WRITTEN INSTRUCTION: Leave the pictures out and retype the lines from the beginning through the line with "const downCounts = [213, 275, 386, 116, 64, 132, 298];", both ends included.

>> Start DATA PROVIDED

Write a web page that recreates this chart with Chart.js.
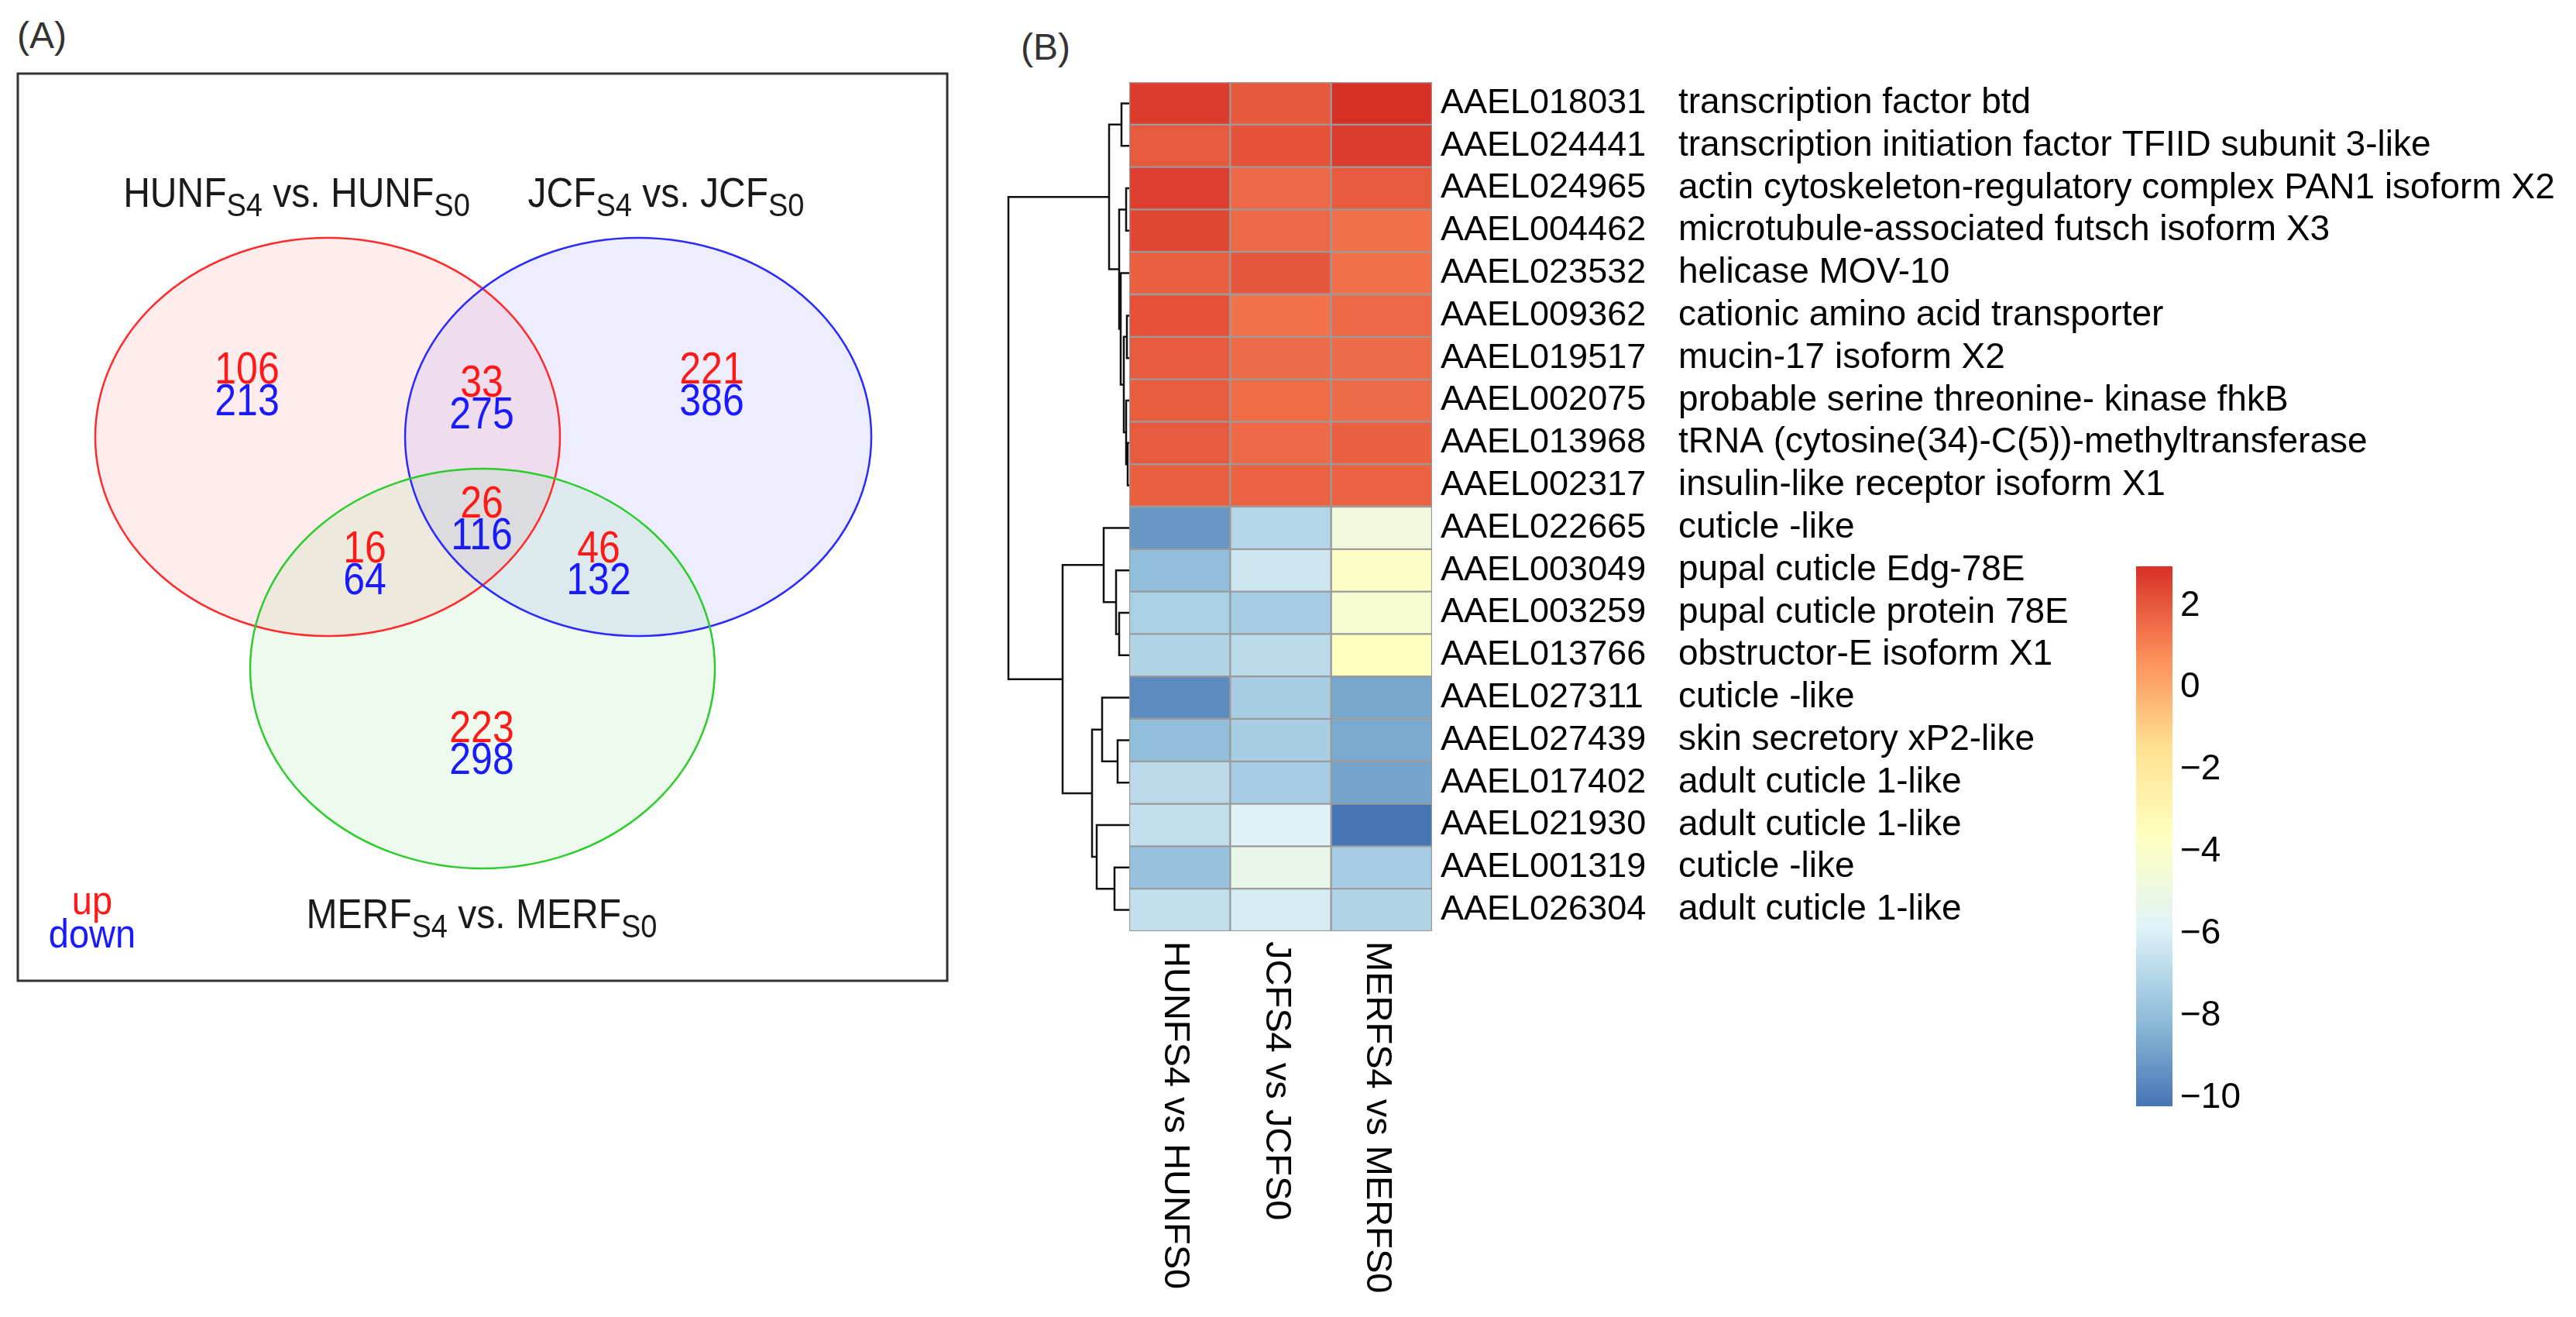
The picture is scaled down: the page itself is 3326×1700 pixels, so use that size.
<!DOCTYPE html>
<html>
<head>
<meta charset="utf-8">
<script src="https://cdn.jsdelivr.net/npm/chart.js@4.4.1/dist/chart.umd.min.js"></script>
<style>
  body { margin: 0; background: #fff; width: 3326px; height: 1700px; position: relative; overflow: hidden;
         font-family: "Liberation Sans", Arial, sans-serif; }
  canvas { position: absolute; }
  .tag { position: absolute; font-size: 48px; line-height: 1; color: #333; }
</style>
</head>
<body>
<div class="tag" style="left:22px;top:22px">(A)</div>
<div class="tag" style="left:1318px;top:37px">(B)</div>
<canvas id="venn" style="left:0;top:0" width="1280" height="1700"></canvas>
<canvas id="heat" style="left:1280px;top:0" width="2046" height="1700"></canvas>
<canvas id="scale" style="left:2700px;top:650px" width="300" height="850"></canvas>
<script>
/* ---- Venn (A) data ---- */
const vennSets = ["HUNF", "JCF", "MERF"];
const stages = ["S4", "S0"];
const regions = ["HUNF only", "HUNF & JCF", "JCF only", "all three", "HUNF & MERF", "JCF & MERF", "MERF only"];
const upCounts = [106, 33, 221, 26, 16, 46, 223];
const downCounts = [213, 275, 386, 116, 64, 132, 298];

/* ---- heatmap (B) data ---- */
const genes = ["AAEL018031", "AAEL024441", "AAEL024965", "AAEL004462", "AAEL023532",
  "AAEL009362", "AAEL019517", "AAEL002075", "AAEL013968", "AAEL002317",
  "AAEL022665", "AAEL003049", "AAEL003259", "AAEL013766", "AAEL027311",
  "AAEL027439", "AAEL017402", "AAEL021930", "AAEL001319", "AAEL026304"];
const descriptions = ["transcription factor btd", "transcription initiation factor TFIID subunit 3-like",
  "actin cytoskeleton-regulatory complex PAN1 isoform X2", "microtubule-associated futsch isoform X3",
  "helicase MOV-10", "cationic amino acid transporter", "mucin-17 isoform X2",
  "probable serine threonine- kinase fhkB", "tRNA (cytosine(34)-C(5))-methyltransferase",
  "insulin-like receptor isoform X1", "cuticle -like", "pupal cuticle Edg-78E",
  "pupal cuticle protein 78E", "obstructor-E isoform X1", "cuticle -like",
  "skin secretory xP2-like", "adult cuticle 1-like", "adult cuticle 1-like",
  "cuticle -like", "adult cuticle 1-like"];
const comparisons = ["HUNFS4 vs HUNFS0", "JCFS4 vs JCFS0", "MERFS4 vs MERFS0"];
const hunf = [2.68, 1.97, 2.63, 2.44, 1.85, 2.21, 1.97, 1.90, 1.97, 1.85,
  -9.19, -8.00, -7.31, -7.10, -9.54, -8.01, -6.87, -6.70, -7.87, -6.70];
const jcf = [2.02, 2.15, 1.62, 1.64, 2.04, 1.38, 1.57, 1.55, 1.60, 1.78,
  -7.05, -6.35, -7.46, -6.85, -7.40, -7.37, -7.46, -5.87, -5.25, -6.10];
const merf = [2.96, 2.68, 1.97, 1.45, 1.45, 1.64, 1.57, 1.57, 1.83, 1.78,
  -4.68, -3.85, -4.27, -3.63, -8.73, -8.67, -8.82, -10.20, -7.46, -7.15];
// row clustering, hclust style: negative = row, positive = earlier merge; [a, b, height]
const merges = [[-1, -2, 1.0], [-3, -4, 0.4], [-9, -10, 0.2], [-8, 3, 0.4], [-6, -7, 0.3],
  [5, 4, 0.7], [-5, 6, 1.1], [2, 7, 1.3], [1, 8, 2.6], [-13, -14, 1.3], [-12, 10, 1.7],
  [-11, 11, 3.3], [-16, -17, 1.5], [-15, 13, 3.5], [-19, -20, 1.9], [-18, 15, 4.2],
  [14, 16, 4.8], [12, 17, 8.6], [9, 18, 15.6]];
const legendTicks = [2, 0, -2, -4, -6, -8, -10];

const FONT = '"Liberation Sans", Arial, sans-serif';
Chart.defaults.font.family = FONT;

/* colour ramp: rev(RdYlBu 7) like pheatmap */
const palette = ["#4575B4", "#91BFDB", "#E0F3F8", "#FFFFBF", "#FEE090", "#FC8D59", "#D73027"];
const columns = [hunf, jcf, merf];
const allVals = columns.flat();
const vmin = Math.min(...allVals), vmax = Math.max(...allVals);
function hexRgb(h) { return [1, 3, 5].map(i => parseInt(h.substr(i, 2), 16)); }
function valueColor(v) {
  let t = (v - vmin) / (vmax - vmin) * (palette.length - 1);
  let i = Math.min(Math.floor(t), palette.length - 2);
  let f = t - i;
  let a = hexRgb(palette[i]), b = hexRgb(palette[i + 1]);
  let c = a.map((x, k) => Math.round(x + (b[k] - x) * f));
  return "rgb(" + c.join(",") + ")";
}

/* ---------------- (A) venn ---------------- */
const vennLayout = {
  ellipses: [
    { cx: 4.00, cy: 4.69, rx: 3.00, ry: 2.57, stroke: "#ff2b2b", fill: "rgba(255,0,0,0.07)" },
    { cx: 8.01, cy: 4.69, rx: 3.01, ry: 2.57, stroke: "#2b2bff", fill: "rgba(0,0,255,0.07)" },
    { cx: 6.00, cy: 7.68, rx: 3.00, ry: 2.58, stroke: "#2bcc2b", fill: "rgba(0,190,0,0.07)" }
  ],
  anchors: [[2.96, 4.00], [5.99, 4.17], [8.96, 4.00], [5.99, 5.73], [4.48, 6.31], [7.50, 6.31], [5.99, 8.63]],
  titles: [[3.60, 1.72], [8.37, 1.72], [5.99, 11.03]],
  key: [0.96, 10.85]
};

function stretched(ctx, txt, x, y, sy) {
  ctx.save();
  ctx.translate(x, y);
  ctx.scale(1, sy);
  ctx.fillText(txt, 0, 0);
  ctx.restore();
}

const vennPlugin = {
  id: "vennPlugin",
  beforeDatasetsDraw(chart) {
    const { ctx, chartArea: a, scales: { x, y } } = chart;
    ctx.save();
    vennLayout.ellipses.forEach(e => {
      const px = x.getPixelForValue(e.cx), py = y.getPixelForValue(e.cy);
      const rx = x.getPixelForValue(e.cx + e.rx) - px, ry = y.getPixelForValue(e.cy + e.ry) - py;
      ctx.beginPath();
      ctx.ellipse(px, py, rx, ry, 0, 0, Math.PI * 2);
      ctx.fillStyle = e.fill;
      ctx.fill();
    });
    vennLayout.ellipses.forEach(e => {
      const px = x.getPixelForValue(e.cx), py = y.getPixelForValue(e.cy);
      const rx = x.getPixelForValue(e.cx + e.rx) - px, ry = y.getPixelForValue(e.cy + e.ry) - py;
      ctx.beginPath();
      ctx.ellipse(px, py, rx, ry, 0, 0, Math.PI * 2);
      ctx.strokeStyle = e.stroke;
      ctx.lineWidth = 2.5;
      ctx.stroke();
    });
    ctx.strokeStyle = "#333";
    ctx.lineWidth = 3;
    ctx.strokeRect(a.left, a.top, a.width, a.height);
    ctx.restore();
  },
  afterDatasetsDraw(chart) {
    const { ctx, scales: { x, y } } = chart;
    const meta = chart.getDatasetMeta(0);
    ctx.save();
    ctx.textAlign = "center";
    ctx.textBaseline = "alphabetic";
    ctx.font = "50px " + FONT;
    meta.data.forEach((pt, i) => {
      ctx.fillStyle = "#ff1a1a";
      stretched(ctx, String(upCounts[i]), pt.x, pt.y, 1.15);
      ctx.fillStyle = "#1a1aff";
      stretched(ctx, String(downCounts[i]), pt.x, pt.y + 41, 1.15);
    });
    // set titles with subscripts
    ctx.textAlign = "left";
    ctx.fillStyle = "#1a1a1a";
    vennSets.forEach((name, i) => {
      const parts = [[name, false], [stages[0], true], [" vs. " + name, false], [stages[1], true]];
      const fontFor = sub => (sub ? "38px " : "48px ") + FONT;
      let w = 0;
      parts.forEach(([t, sub]) => { ctx.font = fontFor(sub); w += ctx.measureText(t).width; });
      let cx = x.getPixelForValue(vennLayout.titles[i][0]) - w / 2;
      const by = y.getPixelForValue(vennLayout.titles[i][1]);
      parts.forEach(([t, sub]) => {
        ctx.font = fontFor(sub);
        stretched(ctx, t, cx, by + (sub ? 12 : 0), 1.1);
        cx += ctx.measureText(t).width;
      });
    });
    // up / down key
    ctx.textAlign = "center";
    ctx.font = "47px " + FONT;
    const kx = x.getPixelForValue(vennLayout.key[0]), ky = y.getPixelForValue(vennLayout.key[1]);
    ctx.fillStyle = "#ff1a1a";
    stretched(ctx, "up", kx, ky, 1.12);
    ctx.fillStyle = "#1a1aff";
    stretched(ctx, "down", kx, ky + 43, 1.12);
    ctx.restore();
  }
};

new Chart(document.getElementById("venn"), {
  type: "scatter",
  data: { datasets: [{ label: "regions", data: vennLayout.anchors.map(([x, y]) => ({ x, y })), pointRadius: 0 }] },
  options: {
    responsive: false, animation: false, devicePixelRatio: 1,
    layout: { padding: { left: 23, top: 95, right: 57, bottom: 434 } },
    plugins: { legend: { display: false }, tooltip: { enabled: false } },
    scales: {
      x: { type: "linear", min: 0, max: 12, display: false },
      y: { type: "linear", min: 0, max: 11.71, reverse: true, display: false }
    }
  },
  plugins: [vennPlugin]
});

/* ---------------- (B) heatmap ---------------- */
const heatExtras = {
  id: "heatExtras",
  afterDraw(chart) {
    const { ctx, chartArea: a, scales: { x, y } } = chart;
    ctx.save();
    // dendrogram
    const maxH = Math.max(...merges.map(m => m[2]));
    const k = 156 / maxH;
    const nodes = [];
    const node = r => r < 0 ? { x: a.left, y: y.getPixelForValue(-r - 1) } : nodes[r - 1];
    ctx.strokeStyle = "#111";
    ctx.lineWidth = 2.5;
    merges.forEach(([p, q, h]) => {
      const A = node(p), B = node(q), xh = a.left - h * k;
      ctx.beginPath();
      ctx.moveTo(A.x, A.y);
      ctx.lineTo(xh, A.y);
      ctx.lineTo(xh, B.y);
      ctx.lineTo(B.x, B.y);
      ctx.stroke();
      nodes.push({ x: xh, y: (A.y + B.y) / 2 });
    });
    // column labels, rotated
    ctx.fillStyle = "#000";
    ctx.font = "47px " + FONT;
    ctx.textAlign = "left";
    ctx.textBaseline = "middle";
    comparisons.forEach((lab, c) => {
      ctx.save();
      ctx.translate(x.getPixelForValue(c + 0.5) - 6, a.bottom + 13);
      ctx.rotate(Math.PI / 2);
      ctx.fillText(lab, 0, 0);
      ctx.restore();
    });
    ctx.restore();
  }
};

const heatSets = comparisons.map((name, c) => ({
  label: name,
  data: genes.map(() => [c, c + 1]),
  backgroundColor: columns[c].map(valueColor),
  borderColor: "#9a9a9a",
  borderWidth: 1.5,
  borderSkipped: false,
  grouped: false,
  barPercentage: 1,
  categoryPercentage: 1
}));

new Chart(document.getElementById("heat"), {
  type: "bar",
  data: { labels: genes, datasets: heatSets },
  options: {
    indexAxis: "y", responsive: false, animation: false, devicePixelRatio: 1,
    layout: { padding: { left: 178, top: 106, right: 9, bottom: 498 } },
    plugins: { legend: { display: false }, tooltip: { enabled: false } },
    scales: {
      x: { type: "linear", min: 0, max: 3, display: false },
      y: {
        type: "category", position: "right", offset: true, weight: 0,
        grid: { display: false, drawTicks: false }, border: { display: false },
        ticks: { color: "#000", font: { size: 45 }, padding: 11, autoSkip: false },
        afterFit: s => { s.width = 318; }
      },
      y2: {
        type: "category", labels: descriptions, position: "right", offset: true, weight: 1,
        grid: { display: false, drawTicks: false }, border: { display: false },
        ticks: { color: "#000", font: { size: 46 }, padding: 0, autoSkip: false },
        afterFit: s => { s.width = 1150; }
      }
    }
  },
  plugins: [heatExtras]
});

/* ---------------- colour key ---------------- */
new Chart(document.getElementById("scale"), {
  type: "bar",
  data: {
    labels: [""],
    datasets: [{
      data: [[vmin, vmax]],
      backgroundColor: c => {
        const ch = c.chart;
        if (!ch.chartArea) return palette[3];
        const ys = ch.scales.y;
        const g = ch.ctx.createLinearGradient(0, ys.getPixelForValue(vmin), 0, ys.getPixelForValue(vmax));
        palette.forEach((col, i) => g.addColorStop(i / (palette.length - 1), col));
        return g;
      },
      borderWidth: 0, barPercentage: 1, categoryPercentage: 1
    }]
  },
  options: {
    responsive: false, animation: false, devicePixelRatio: 1,
    layout: { padding: { left: 58, top: 81, right: 0, bottom: 72 } },
    plugins: { legend: { display: false }, tooltip: { enabled: false } },
    scales: {
      x: { display: false },
      y: {
        min: vmin, max: vmax, position: "right",
        grid: { display: false, drawTicks: false }, border: { display: false },
        afterBuildTicks: s => { s.ticks = legendTicks.map(v => ({ value: v })); },
        afterFit: s => { s.width = 195; },
        ticks: {
          padding: 10, color: "#000", font: { size: 46 },
          callback: v => v < 0 ? "\u2212" + Math.abs(v) : String(v)
        }
      }
    }
  }
});
</script>
</body>
</html>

>> End DATA PROVIDED

WRITTEN REPLY:
Write a web page that recreates this chart with Chart.js.
The picture is scaled down: the page itself is 3326×1700 pixels, so use that size.
<!DOCTYPE html>
<html>
<head>
<meta charset="utf-8">
<script src="https://cdn.jsdelivr.net/npm/chart.js@4.4.1/dist/chart.umd.min.js"></script>
<style>
  body { margin: 0; background: #fff; width: 3326px; height: 1700px; position: relative; overflow: hidden;
         font-family: "Liberation Sans", Arial, sans-serif; }
  canvas { position: absolute; }
  .tag { position: absolute; font-size: 48px; line-height: 1; color: #333; }
</style>
</head>
<body>
<div class="tag" style="left:22px;top:22px">(A)</div>
<div class="tag" style="left:1318px;top:37px">(B)</div>
<canvas id="venn" style="left:0;top:0" width="1280" height="1700"></canvas>
<canvas id="heat" style="left:1280px;top:0" width="2046" height="1700"></canvas>
<canvas id="scale" style="left:2700px;top:650px" width="300" height="850"></canvas>
<script>
/* ---- Venn (A) data ---- */
const vennSets = ["HUNF", "JCF", "MERF"];
const stages = ["S4", "S0"];
const regions = ["HUNF only", "HUNF & JCF", "JCF only", "all three", "HUNF & MERF", "JCF & MERF", "MERF only"];
const upCounts = [106, 33, 221, 26, 16, 46, 223];
const downCounts = [213, 275, 386, 116, 64, 132, 298];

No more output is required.